3.11 Onderdeel 4 strekt ten betoge dat het hof de vaststelling van de omvang van de schade door de detentie van [verweerder] c.s. niet naar behoren heeft gemotiveerd tegen de achtergrond van het feit dat het EHRM op grond van art. 50 (oud) EVRM op 30 oktober 1997 een aanzienlijk lager bedrag heeft toegekend.

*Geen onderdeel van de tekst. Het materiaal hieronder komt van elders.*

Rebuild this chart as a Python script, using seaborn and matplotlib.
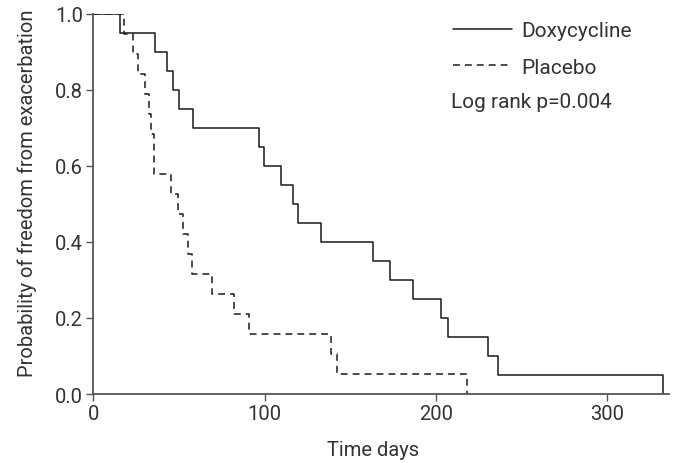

3.12 De Staat heeft in cassatie terecht niet bestreden dat, zoals het hof in rov. 10.3 tot uitdrukking heeft gebracht, [verweerder] c.s. in de onderhavige (civiele) procedure volledige schadevergoeding kunnen vorderen, ook nadat het EHRM op de voet van art. 50 (oud) EVRM een billijke genoegdoening heeft toegekend. Het bedrag van die genoegdoening is door het hof in mindering gebracht op de toegewezen schadevergoedingen. Bij de (berekening van de) schadevergoeding diende het hof, naar uit het hiervoor overwogene voortvloeit, uit te gaan van een situatie waarin aan de detentie van [verweerder] c.s. wegens de geconstateerde verdragschending een deugdelijke grondslag is komen te ontbreken en waarin de verdrag-schending (nog) niet in een herzieningsprocedure kon worden hersteld. Tegen deze achtergrond behoefde het hof zijn oordeel omtrent de omvang van de ter zake van de detentie toegekende bedragen niet nader te motiveren dan het heeft gedaan. Daarbij is mede in aanmerking te nemen dat het hier - naar het hof, in cassatie onbestreden, in rov. 12.1 tot uitgangspunt heeft genomen - gaat om immateriële schade en dat de vaststelling van de omvang daarvan zich slechts in beperkte mate voor motivering leent. Het onderdeel faalt dus.
4. Beslissing
De Hoge Raad:
verwerpt het beroep;
veroordeelt de Staat in de kosten van het geding in cassatie, tot op deze uitspraak aan de zijde van [verweerder 1] en [verweerder 2] begroot op nihil, en aan de zijde van [verweerder 3] begroot op € 2.358,07 in totaal, waarvan € 2.265,07 op de voet van art. 243 Rv. te betalen aan de Griffier en € 93,-- aan [verweerder 3].
Dit arrest is gewezen door de vice-president P. Neleman als voorzitter en de raadsheren J.B. Fleers, D.H. Beukenhorst, O. de Savornin Lohman en E.J. Numann, en in het openbaar uitgesproken door de vice-president P. Neleman op 18 maart 2005.